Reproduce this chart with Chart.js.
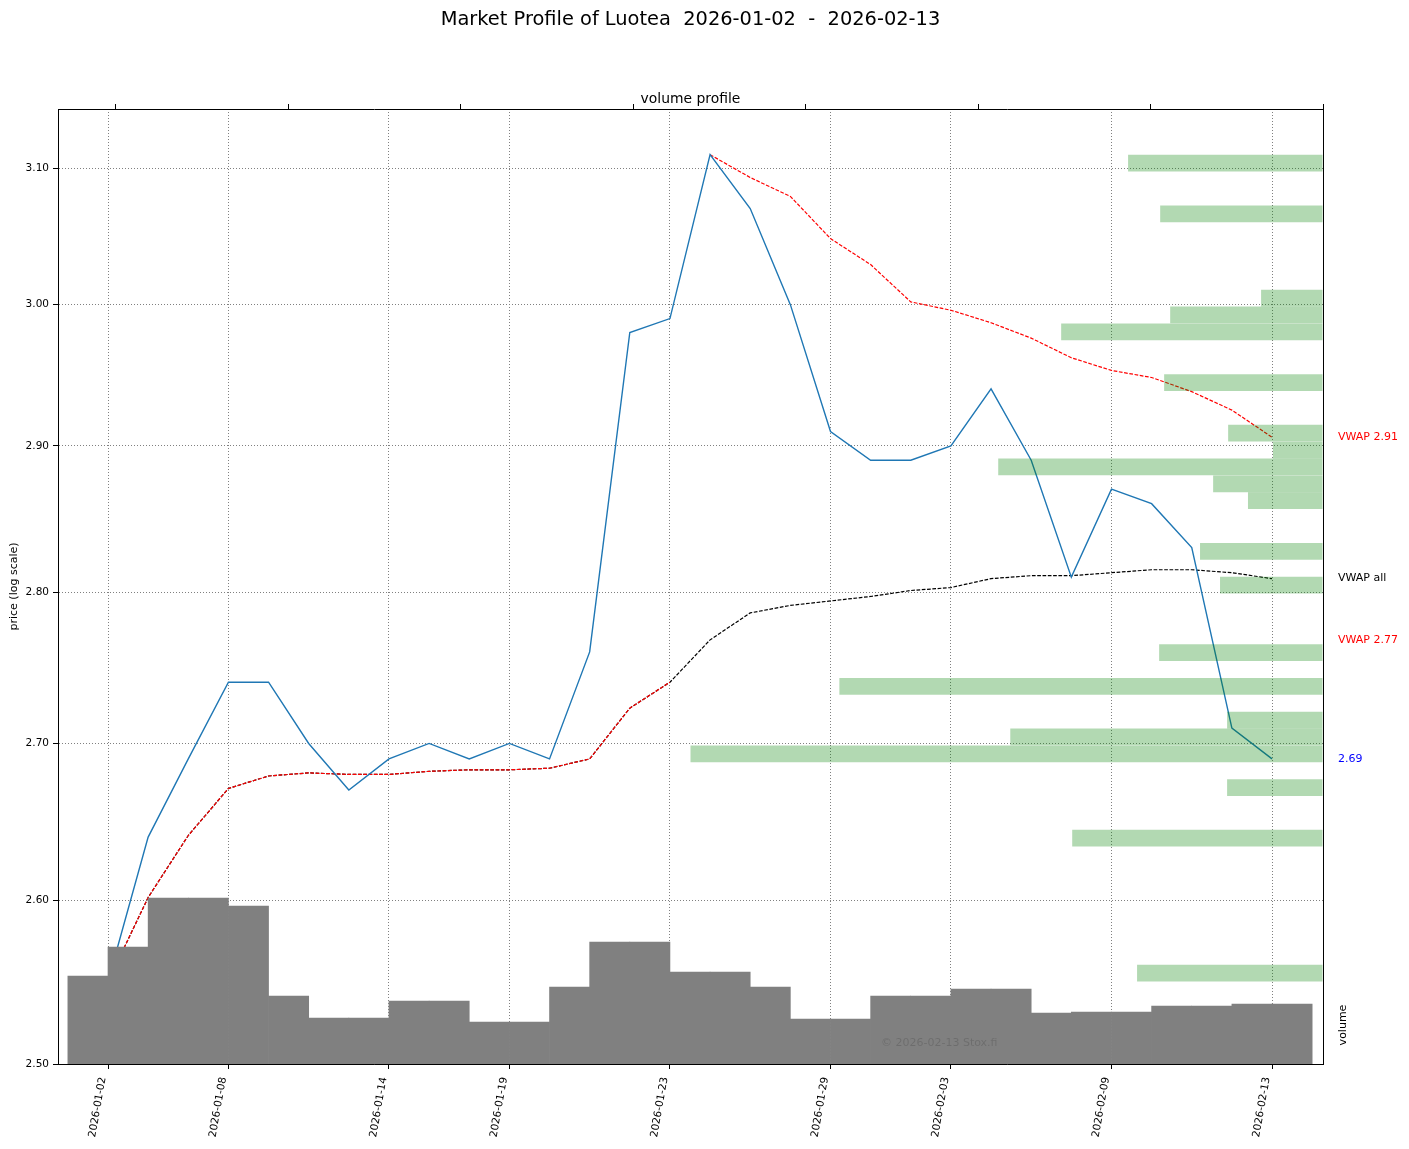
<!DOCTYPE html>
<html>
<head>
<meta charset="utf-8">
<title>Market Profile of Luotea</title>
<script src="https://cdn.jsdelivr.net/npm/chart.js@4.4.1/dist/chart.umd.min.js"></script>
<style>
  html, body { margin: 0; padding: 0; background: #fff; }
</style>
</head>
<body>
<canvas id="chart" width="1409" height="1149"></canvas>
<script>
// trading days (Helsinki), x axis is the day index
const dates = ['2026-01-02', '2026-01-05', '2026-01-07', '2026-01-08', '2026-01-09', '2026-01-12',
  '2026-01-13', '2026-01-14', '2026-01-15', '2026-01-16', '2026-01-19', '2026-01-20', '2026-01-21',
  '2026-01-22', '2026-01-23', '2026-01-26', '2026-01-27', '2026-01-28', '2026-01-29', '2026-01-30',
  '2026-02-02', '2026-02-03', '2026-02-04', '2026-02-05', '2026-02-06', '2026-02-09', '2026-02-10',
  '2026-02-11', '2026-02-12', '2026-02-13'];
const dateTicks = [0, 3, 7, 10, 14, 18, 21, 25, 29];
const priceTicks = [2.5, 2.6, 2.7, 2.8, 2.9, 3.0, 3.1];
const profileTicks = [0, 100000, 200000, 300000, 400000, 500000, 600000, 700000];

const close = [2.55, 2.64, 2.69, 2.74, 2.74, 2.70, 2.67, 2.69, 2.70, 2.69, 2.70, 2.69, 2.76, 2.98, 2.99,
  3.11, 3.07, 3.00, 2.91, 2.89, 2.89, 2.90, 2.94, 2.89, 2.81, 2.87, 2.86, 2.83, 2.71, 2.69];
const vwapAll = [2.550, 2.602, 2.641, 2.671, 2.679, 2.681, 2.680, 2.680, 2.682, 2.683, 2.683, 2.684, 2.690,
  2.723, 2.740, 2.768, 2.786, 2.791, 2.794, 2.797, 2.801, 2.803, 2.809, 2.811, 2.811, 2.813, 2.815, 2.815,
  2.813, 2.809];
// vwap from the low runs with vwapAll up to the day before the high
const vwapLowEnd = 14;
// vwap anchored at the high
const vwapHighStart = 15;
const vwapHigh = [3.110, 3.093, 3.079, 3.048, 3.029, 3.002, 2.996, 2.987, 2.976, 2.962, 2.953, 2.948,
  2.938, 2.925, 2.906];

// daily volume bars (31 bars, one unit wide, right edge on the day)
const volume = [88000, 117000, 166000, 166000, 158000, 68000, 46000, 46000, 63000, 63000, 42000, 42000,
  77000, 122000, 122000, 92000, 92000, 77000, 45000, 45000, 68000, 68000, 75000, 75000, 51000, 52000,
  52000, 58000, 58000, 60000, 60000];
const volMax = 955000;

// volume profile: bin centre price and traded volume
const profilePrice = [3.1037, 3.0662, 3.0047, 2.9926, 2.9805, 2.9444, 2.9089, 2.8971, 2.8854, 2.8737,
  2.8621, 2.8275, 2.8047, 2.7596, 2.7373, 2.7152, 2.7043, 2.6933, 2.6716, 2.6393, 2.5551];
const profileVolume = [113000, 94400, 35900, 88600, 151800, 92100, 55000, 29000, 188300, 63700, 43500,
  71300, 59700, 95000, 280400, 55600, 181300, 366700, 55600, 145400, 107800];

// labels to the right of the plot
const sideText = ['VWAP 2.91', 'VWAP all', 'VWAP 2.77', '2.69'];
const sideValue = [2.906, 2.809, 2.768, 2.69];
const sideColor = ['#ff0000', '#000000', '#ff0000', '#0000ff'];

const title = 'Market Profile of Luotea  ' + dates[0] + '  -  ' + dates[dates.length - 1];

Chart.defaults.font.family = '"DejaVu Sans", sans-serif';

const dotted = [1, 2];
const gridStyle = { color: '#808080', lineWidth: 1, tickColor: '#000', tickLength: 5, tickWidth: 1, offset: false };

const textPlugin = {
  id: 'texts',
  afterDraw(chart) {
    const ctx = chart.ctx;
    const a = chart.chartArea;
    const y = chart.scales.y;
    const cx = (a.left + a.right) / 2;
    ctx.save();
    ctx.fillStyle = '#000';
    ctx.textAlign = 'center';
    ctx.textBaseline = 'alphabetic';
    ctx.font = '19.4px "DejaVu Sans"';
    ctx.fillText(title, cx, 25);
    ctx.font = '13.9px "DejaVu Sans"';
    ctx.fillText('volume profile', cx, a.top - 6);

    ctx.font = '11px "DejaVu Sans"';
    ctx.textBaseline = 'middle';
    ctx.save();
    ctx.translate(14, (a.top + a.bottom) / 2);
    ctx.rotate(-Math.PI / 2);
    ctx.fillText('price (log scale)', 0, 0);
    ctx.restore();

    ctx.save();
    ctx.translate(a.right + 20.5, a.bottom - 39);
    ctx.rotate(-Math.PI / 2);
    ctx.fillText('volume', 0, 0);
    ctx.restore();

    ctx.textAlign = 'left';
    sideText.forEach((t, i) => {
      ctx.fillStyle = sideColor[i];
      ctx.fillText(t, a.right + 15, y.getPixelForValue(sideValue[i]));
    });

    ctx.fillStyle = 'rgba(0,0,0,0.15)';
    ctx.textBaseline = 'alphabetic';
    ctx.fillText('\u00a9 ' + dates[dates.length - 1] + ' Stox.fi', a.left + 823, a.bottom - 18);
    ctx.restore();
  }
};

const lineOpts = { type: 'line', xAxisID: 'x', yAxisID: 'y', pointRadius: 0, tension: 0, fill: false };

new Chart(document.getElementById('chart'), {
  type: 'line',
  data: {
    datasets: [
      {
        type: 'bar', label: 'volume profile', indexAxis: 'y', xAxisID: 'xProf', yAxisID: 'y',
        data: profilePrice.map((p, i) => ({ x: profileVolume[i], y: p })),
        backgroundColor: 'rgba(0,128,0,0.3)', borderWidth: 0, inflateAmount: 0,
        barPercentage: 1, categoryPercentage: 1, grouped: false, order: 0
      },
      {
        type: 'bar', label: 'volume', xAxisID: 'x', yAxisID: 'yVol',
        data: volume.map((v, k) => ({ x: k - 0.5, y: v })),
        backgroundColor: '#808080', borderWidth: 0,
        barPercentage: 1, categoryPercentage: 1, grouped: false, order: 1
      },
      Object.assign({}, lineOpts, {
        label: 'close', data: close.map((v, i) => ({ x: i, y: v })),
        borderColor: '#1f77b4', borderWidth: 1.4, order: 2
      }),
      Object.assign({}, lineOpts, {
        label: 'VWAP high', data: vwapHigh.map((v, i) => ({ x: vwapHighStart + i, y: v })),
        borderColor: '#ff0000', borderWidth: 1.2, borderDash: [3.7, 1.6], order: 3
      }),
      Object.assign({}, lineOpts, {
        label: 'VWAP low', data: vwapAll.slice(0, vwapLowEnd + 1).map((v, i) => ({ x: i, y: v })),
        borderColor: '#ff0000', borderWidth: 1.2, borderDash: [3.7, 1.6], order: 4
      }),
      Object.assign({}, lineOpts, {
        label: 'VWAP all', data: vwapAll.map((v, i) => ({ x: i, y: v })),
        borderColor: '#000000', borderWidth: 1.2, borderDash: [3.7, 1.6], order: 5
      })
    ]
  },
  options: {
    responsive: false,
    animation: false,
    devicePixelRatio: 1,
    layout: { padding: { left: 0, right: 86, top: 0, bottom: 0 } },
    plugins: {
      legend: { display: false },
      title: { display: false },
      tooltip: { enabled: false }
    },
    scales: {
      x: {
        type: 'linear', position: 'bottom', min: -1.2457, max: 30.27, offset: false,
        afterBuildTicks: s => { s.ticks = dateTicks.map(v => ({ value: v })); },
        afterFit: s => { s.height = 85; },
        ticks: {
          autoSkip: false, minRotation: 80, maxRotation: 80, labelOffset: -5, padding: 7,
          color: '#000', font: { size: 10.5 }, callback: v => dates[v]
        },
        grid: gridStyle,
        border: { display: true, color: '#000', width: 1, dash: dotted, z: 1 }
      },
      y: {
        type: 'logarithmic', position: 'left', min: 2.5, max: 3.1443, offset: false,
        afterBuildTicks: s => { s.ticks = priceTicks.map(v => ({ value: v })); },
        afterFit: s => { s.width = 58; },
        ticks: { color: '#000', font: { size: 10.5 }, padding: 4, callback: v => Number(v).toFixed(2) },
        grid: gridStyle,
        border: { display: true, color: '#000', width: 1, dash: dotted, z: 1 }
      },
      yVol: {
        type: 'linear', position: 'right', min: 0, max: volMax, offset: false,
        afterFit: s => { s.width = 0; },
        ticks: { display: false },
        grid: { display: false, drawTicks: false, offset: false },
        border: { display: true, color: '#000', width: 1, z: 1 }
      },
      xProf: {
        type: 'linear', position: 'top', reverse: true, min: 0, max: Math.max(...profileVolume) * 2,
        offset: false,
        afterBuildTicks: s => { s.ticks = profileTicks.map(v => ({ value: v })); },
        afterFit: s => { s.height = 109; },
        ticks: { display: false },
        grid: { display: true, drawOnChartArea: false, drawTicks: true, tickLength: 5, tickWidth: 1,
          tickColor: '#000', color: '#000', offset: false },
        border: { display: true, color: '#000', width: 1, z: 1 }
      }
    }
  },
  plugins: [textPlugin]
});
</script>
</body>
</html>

- - - -

Problem to work on -
Copy exactly the lines running from the beginning of the listing through the line that has "2.938, 2.925, 2.906];". Drop the pictures.

Result of the exercise -
Reproduce this chart with Chart.js.
<!DOCTYPE html>
<html>
<head>
<meta charset="utf-8">
<title>Market Profile of Luotea</title>
<script src="https://cdn.jsdelivr.net/npm/chart.js@4.4.1/dist/chart.umd.min.js"></script>
<style>
  html, body { margin: 0; padding: 0; background: #fff; }
</style>
</head>
<body>
<canvas id="chart" width="1409" height="1149"></canvas>
<script>
// trading days (Helsinki), x axis is the day index
const dates = ['2026-01-02', '2026-01-05', '2026-01-07', '2026-01-08', '2026-01-09', '2026-01-12',
  '2026-01-13', '2026-01-14', '2026-01-15', '2026-01-16', '2026-01-19', '2026-01-20', '2026-01-21',
  '2026-01-22', '2026-01-23', '2026-01-26', '2026-01-27', '2026-01-28', '2026-01-29', '2026-01-30',
  '2026-02-02', '2026-02-03', '2026-02-04', '2026-02-05', '2026-02-06', '2026-02-09', '2026-02-10',
  '2026-02-11', '2026-02-12', '2026-02-13'];
const dateTicks = [0, 3, 7, 10, 14, 18, 21, 25, 29];
const priceTicks = [2.5, 2.6, 2.7, 2.8, 2.9, 3.0, 3.1];
const profileTicks = [0, 100000, 200000, 300000, 400000, 500000, 600000, 700000];

const close = [2.55, 2.64, 2.69, 2.74, 2.74, 2.70, 2.67, 2.69, 2.70, 2.69, 2.70, 2.69, 2.76, 2.98, 2.99,
  3.11, 3.07, 3.00, 2.91, 2.89, 2.89, 2.90, 2.94, 2.89, 2.81, 2.87, 2.86, 2.83, 2.71, 2.69];
const vwapAll = [2.550, 2.602, 2.641, 2.671, 2.679, 2.681, 2.680, 2.680, 2.682, 2.683, 2.683, 2.684, 2.690,
  2.723, 2.740, 2.768, 2.786, 2.791, 2.794, 2.797, 2.801, 2.803, 2.809, 2.811, 2.811, 2.813, 2.815, 2.815,
  2.813, 2.809];
// vwap from the low runs with vwapAll up to the day before the high
const vwapLowEnd = 14;
// vwap anchored at the high
const vwapHighStart = 15;
const vwapHigh = [3.110, 3.093, 3.079, 3.048, 3.029, 3.002, 2.996, 2.987, 2.976, 2.962, 2.953, 2.948,
  2.938, 2.925, 2.906];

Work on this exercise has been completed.